Velocity = Height (More or less)

[Chmcginn]

The difference between physics on the ground and physics in orbit is really hard to 'show' without pictures... In orbit, everything's already moving forward (in this case, at 30,000 kilometers per hour), and being pulled downwards (in this case, at 9.8 meters per second per second.) Along with your current distance to the center of the Earth, these three things determine whether you're currently rising, falling, or staying the same. If you actually interested in learning all the formulas, this is, in fact, what the wiki's good for. Beginner , not-so-beginner , and freakin' huge! . I mean, hard. Yes, that's it.

To sum it up, though, the total distance from the center of the orbited body and the orbiting object is proportional to the square of the velocity. Small change in velocity = not-quite so small, but still pretty small, change in orbital distance.

Re:I tip my hat to those brave men (or women)

[Media+Tracker]

There are apocryphal anecdotes that the crew of the Apollo missions were issued poison pins laced with cyanide just in case they could not get into a proper reentry slot and skipped off into space for eternity.

The stories aren't apocryphal.

In the prologue to his autobiography Apollo 13 (formerly titled "Lost Moon"), Jim Lovell writes:

Stories about poison pills always made Jim Lovell laugh. Poison pills! Forget about it! There just weren't any situations in which you'd ever really consider making, well, an early exit. And even if there were, you had lots of easier ways to do it than poison pills. The command module did have a crank for the cabin vent, after all.

So according to him the stories are false.

You can read the book online at Amazon (go to "Search inside", do a search for "Prologue", then click on the only result you get).

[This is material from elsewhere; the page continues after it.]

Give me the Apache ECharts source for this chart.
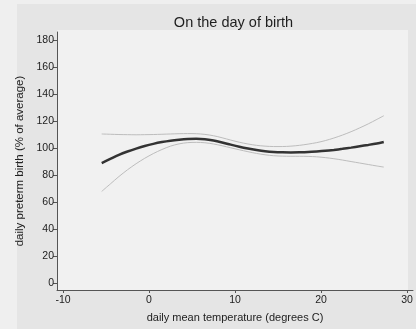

The first three pages are also available at ImageShack: page 1, page 2, page 3.

Re:uhhm, rope?

[cyclone96]

Here's your answer (for what's it's worth, I work for NASA).

The shuttle airlock is in the cargo bay at the base of the docking system. It's literally the tunnel between the vehicles. In order to go out the shuttle airlock, the hatches must be closed between the vehicles and both crews have to go back to their "home" spacecraft (since otherwise they'd be isolated from their rides home). Obviously we don't want the entire shuttle crew hanging out all day in the orbiter when there is work to do on ISS. Additionally, the folks doing most of the robotic arm work in ISS are actually shuttle crew members (since they can be trained on flight specific tasks very close to the mission) and they need to be able to go between the vehicles.

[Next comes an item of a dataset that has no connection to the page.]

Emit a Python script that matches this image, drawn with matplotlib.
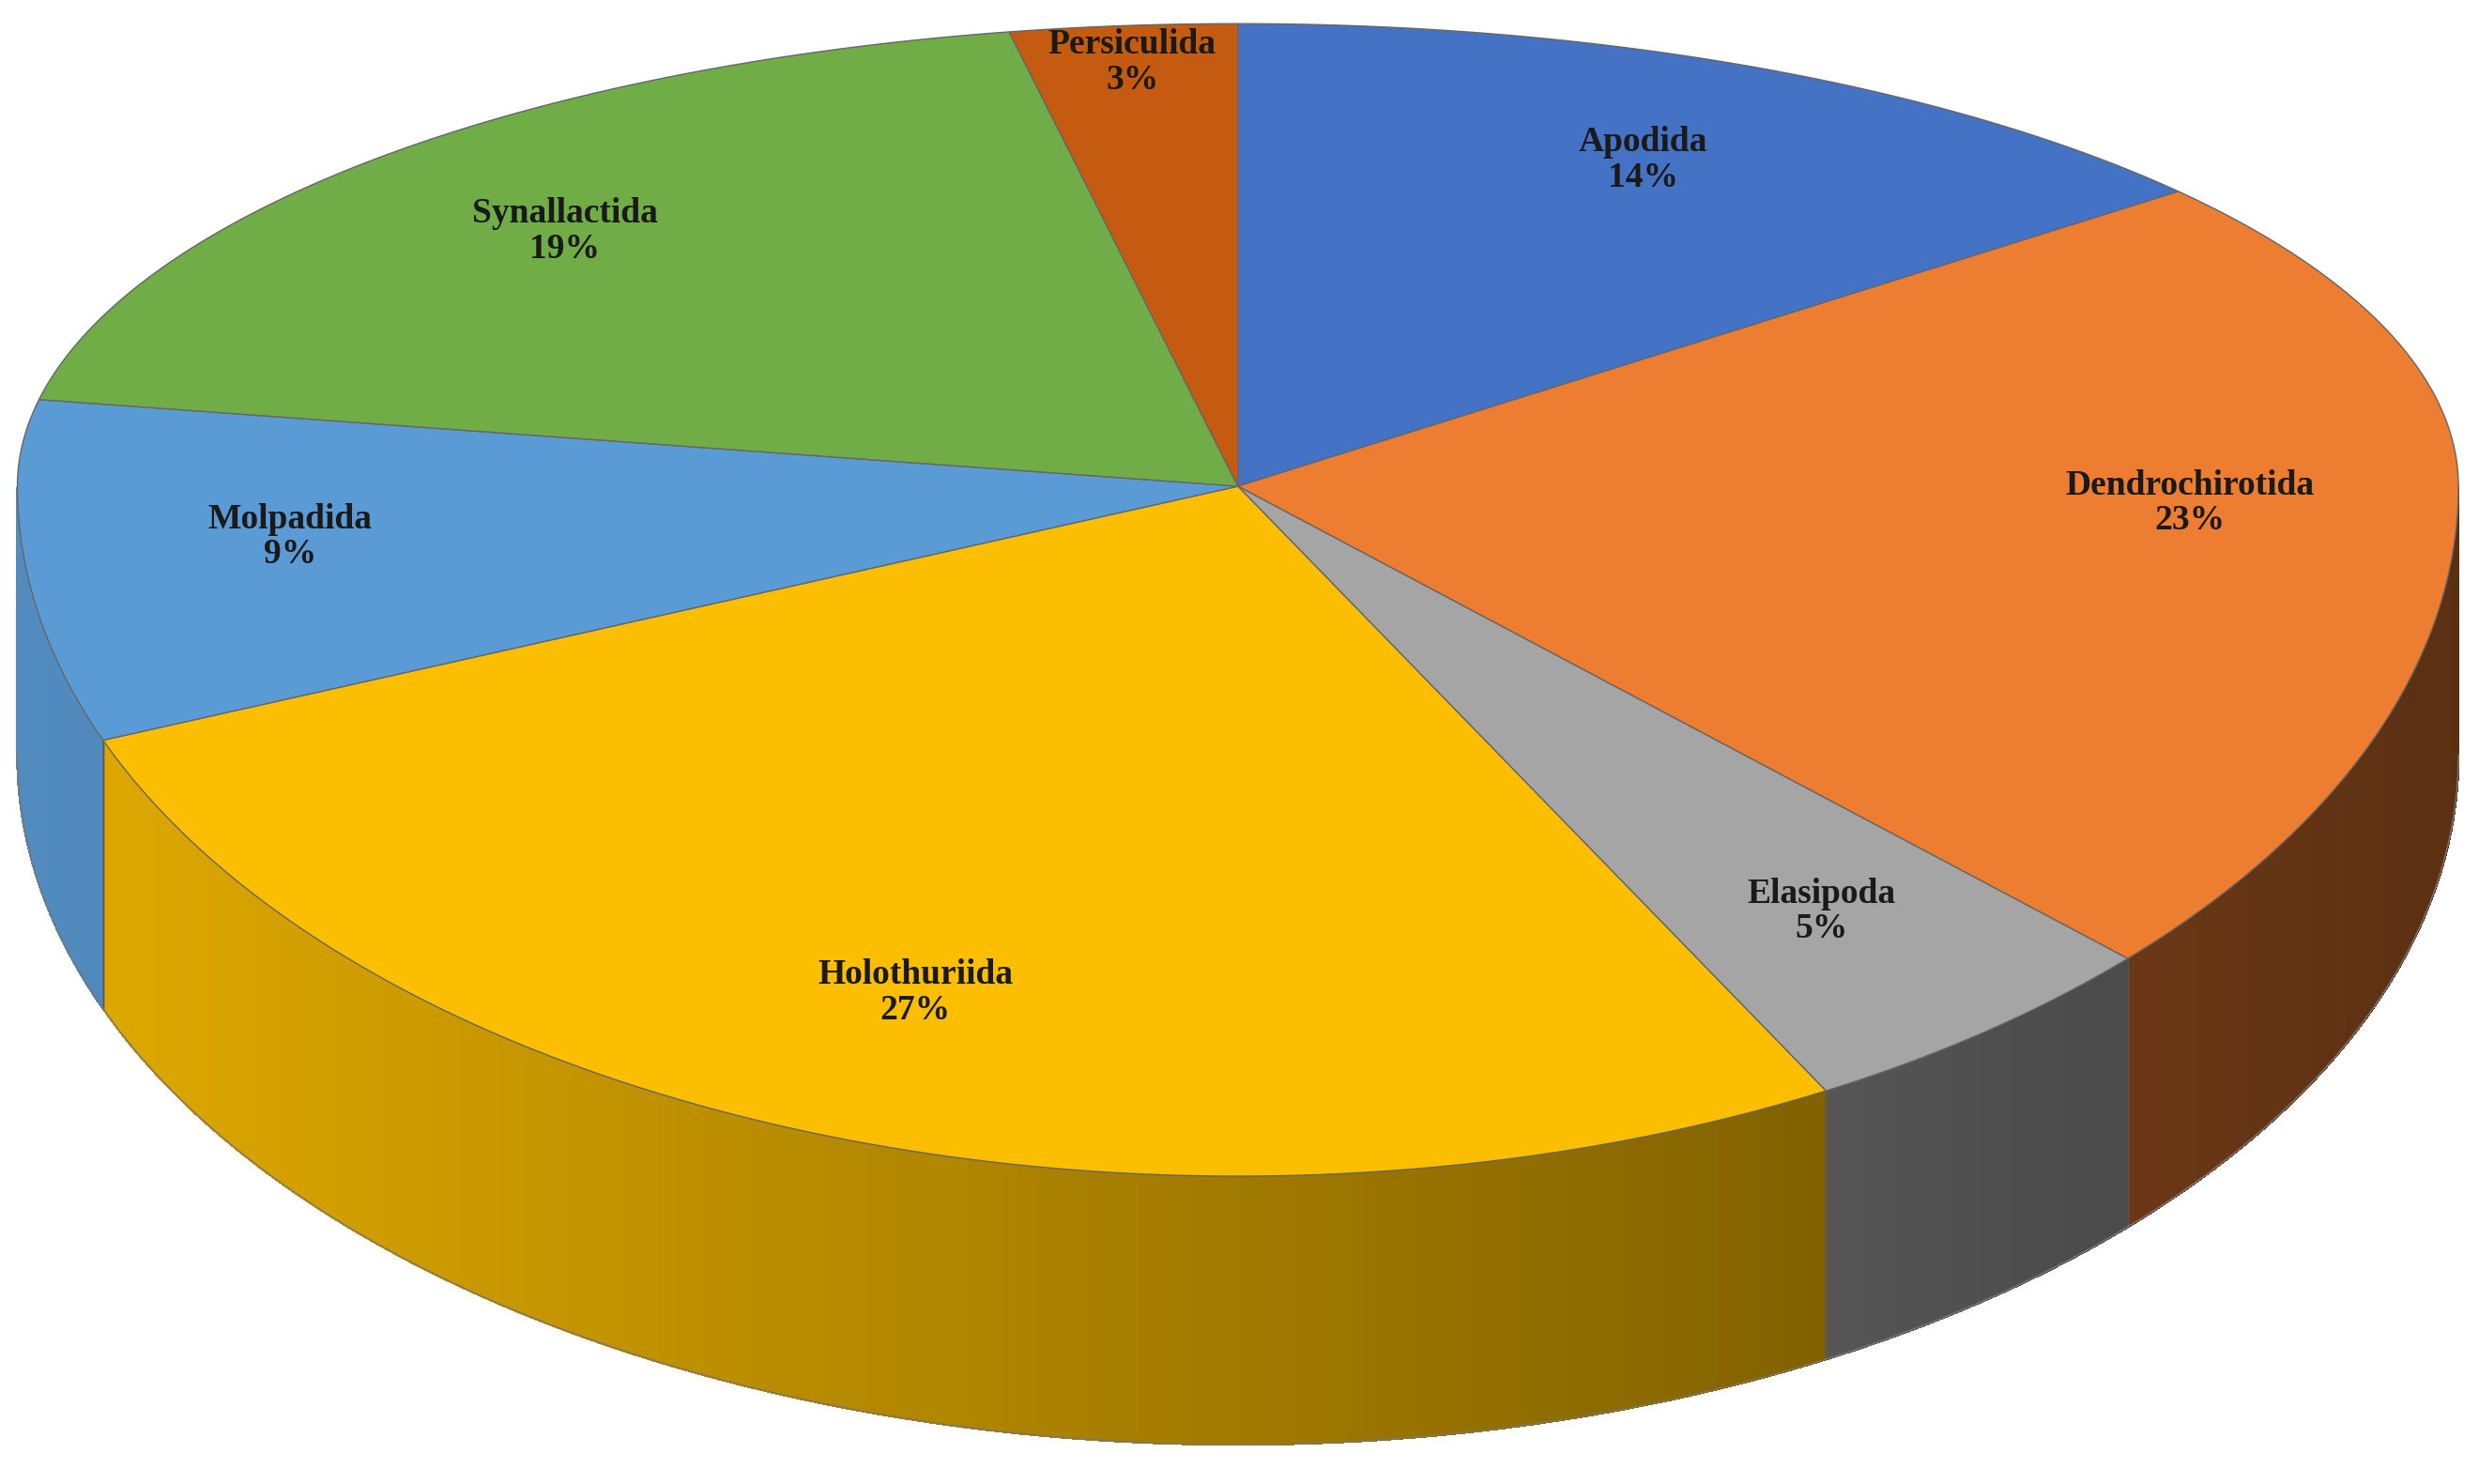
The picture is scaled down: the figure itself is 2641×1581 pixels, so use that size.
import numpy as np
import matplotlib.pyplot as plt
from matplotlib.colors import to_rgb

labels = ["Apodida", "Dendrochirotida", "Elasipoda", "Holothuriida",
          "Molpadida", "Synallactida", "Persiculida"]
values = [14, 23, 5, 27, 9, 19, 3]
colors = ["#4472C4", "#ED7D31", "#A5A5A5", "#FBBE00",
          "#5B9BD5", "#70AD47", "#C55A11"]

# geometry in reference pixel units (1568 x 940 canvas)
cx, cy = 783, 308
rx, ry_up, ry_down = 772, 293, 437
depth = 170


def pt(theta, r=1.0):
    t = np.radians(theta)
    s = np.sin(t)
    ry = ry_up if s >= 0 else ry_down
    return cx + r * rx * np.cos(t), cy - r * ry * s


fig = plt.figure(figsize=(26.41, 15.81), dpi=100)
ax = fig.add_axes([0, 0, 1, 1])
ax.set_xlim(0, 1568)
ax.set_ylim(940, 0)
ax.axis("off")

total = sum(values)
bounds = []
start = 90.0
for v in values:
    end = start - 360.0 * v / total
    bounds.append((start, end))
    start = end

# side walls (lower half of the rim), shaded darker to the right
for (a0, a1), c in zip(bounds, colors):
    base = np.array(to_rgb(c))
    angs = np.linspace(a0, a1, 120)
    for t0, t1 in zip(angs[:-1], angs[1:]):
        if np.sin(np.radians((t0 + t1) / 2)) >= 0:
            continue
        x0, y0 = pt(t0)
        x1, y1 = pt(t1)
        f = 0.9 - 0.52 * ((x0 + x1) / 2 - (cx - rx)) / (2 * rx)
        col = np.clip(base * f, 0, 1)
        ax.fill([x0, x1, x1, x0], [y0, y1, y1 + depth, y0 + depth],
                fc=col, ec=col, lw=1.2, antialiased=False, zorder=1)
    for t in (a0, a1):
        if np.sin(np.radians(t)) < 0:
            x, y = pt(t)
            ax.plot([x, x], [y, y + depth], color="#555555", lw=1, zorder=2)

angs = np.linspace(180, 360, 300)
xs, ys = zip(*[pt(t) for t in angs])
ax.plot(xs, np.array(ys) + depth, color="#777777", lw=1, zorder=2)

# top faces
for (a0, a1), c, lab, v in zip(bounds, colors, labels, values):
    angs = np.linspace(a0, a1, 200)
    xs, ys = zip(*[pt(t) for t in angs])
    ax.fill([cx, *xs], [cy, *ys], color=c, ec="#666666", lw=1, zorder=3)
    mid = (a0 + a1) / 2
    r = 0.92 if v <= 3 else 0.78
    lx, ly = pt(mid, r)
    ax.text(lx, ly, f"{lab}\n{v}%", ha="center", va="center",
            family="Liberation Serif", weight="bold", fontsize=27,
            color="#1a1a1a", linespacing=1.1, zorder=4)

fig.savefig("out.png", dpi=100)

Quest doesn't suffer from this problem since it's hanging off the side. Additionally, depressurizing the shuttle airlock sometime introduces some control system challenges because it loses it's rigidity somewhat and it's part of the structural backbone of the vehicle, so that's nice to avoid.

That being said, the capability remains to go out the shuttle airlock if need be.

Re:Not true

[cyclone96]

In theory you could move the space station, in practice you could not. The space station isn't really designed to be maneuvered in real time by the crew (or the ground, for that matter). Attitude maneuvers can be accomplished fairly quickly (less than an hour if you really had to), but translational maneuvers (which would be required to go grab an astronaut) take in excess of a day to put together and execute. Space station normally bores holes in the sky, so it that capability was never designed in (like it was on the orbiter or Soyuz). The orbiter can't undock quickly enough to go get them, either - at least not without compromising the safety of the rest of the crew and the vehicles themselves.

Which is the whole reason why SAFER was developed. Back in the shuttle-only days, going and grabbing the lost crew member on a double tether failure was a viable option, today it isn't.

Re:So not to be morbid or anything...

[Iron+Sun]

It doesn't work that way. Orbital mechanics often works counterintuitively. There are no figures in this article, but it states that a good push off from the ISS would send you perhaps 3 kilometers away from the ISS, inot an orbit that would intersect with the station one or twice per 90 minute orbit. The space suits are good for 7+ hours, so provided you didn't do it at the end of the EVA there would be plenty of time to pick you up.

Re:not _that_ risky

[targo]

If you slowly push away from the space station, you won't keep moving away from it in a straight line, because you and the space station are both orbiting the earth. In 46 minutes or so you may find yourself passing by it again.

The parent actually has an interesting point but is simply bad at explaining himself, stop modding him down :)
1) The height of one's orbit is directly related to the speed - the higher the speed, the higher your orbit
2) If you push yourself away so that your earth-relative speed changes (e.g. forward or backward), you will get to a higher or lower orbit, and cannot get back to the station
3) However, if your earth-relative speed doesn't change (e.g. if you push yourself off perpendicularly), you will keep orbiting the Earth at the same height as before. So we'll have two orbits (ISS and you) with
a) same height and speed
b) slightly different angles
c) you were at the same point at some point in time
These orbits will keep intersecting in two points, the original point, and one right across the Earth, so it's actually possible to get back.

Misinformation

[magsilva]

The jet pack is great, but the astronauts don't put their lives entirely on them. Actually, what really make the EVA safe are two tethers, linking the astronauts to the ISS. The issue with the jet pack was that the danger of it becoming space debris, what could put the ISS in danger. Check it out at space.com or any really serious space news site.

Re:Duck/Duct Tape

[samurphy21]

I grew up in a (canadian) military family, and we always had a supply of that army-green duct tape handy. The old man referred to it as "gun tape" because it was often used for field repair of training weapon stocks (which were often in poor repair).